Completion of the Transaction is subject to a number of conditions, including, but not limited to, TSXV acceptance and, if applicable, majority of the minority shareholder approval. Where applicable, the Transaction cannot close until the required shareholder approval is obtained. There can be no assurance that the Transaction will be completed as proposed, or at all.

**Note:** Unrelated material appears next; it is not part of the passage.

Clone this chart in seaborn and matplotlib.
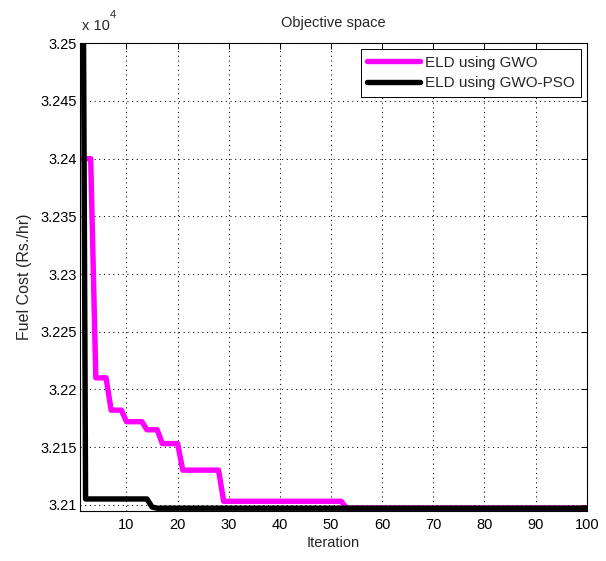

Other conditions to completion of the Transaction include, but are not limited to:

  • Receipt of all requisite approvals from shareholders, regulatory authorities (including the TSXV) and third parties (including lenders or financial institutions, licensors and strategic partners) relating to the Transaction.
  • No material adverse change prior to completion of the Transaction.
  • The representations and warranties being true and correct in all material respects as of the closing of the Transaction.
  • Receipt of legal opinions in relation to the Transaction.
  • There being no debts or amounts owing to by certain insiders and other non-arm's length persons, other than for expenses incurred in the ordinary course.
  • No legal proceeding, regulatory action, inquiry or investigation as at the closing of the Transaction which may have a material adverse effect.
  • No prohibition at law against the Transaction.
  • Compliance with the terms of the Letter Agreement.
  • No material breach of the covenants contained in the Transaction documents.
  • Appointment of Neo Lithium nominees to management and the board of POCML 3.
  • Termination of existing management contracts of POCML 3 with no severance or other termination fees payable.
  • POCML 3 shall have working capital of approximately $575,000 as of the closing date of the Transaction (prior to the release of funds from escrow pursuant to the Financing (as defined below) and payment of expenses in respect of the Transaction).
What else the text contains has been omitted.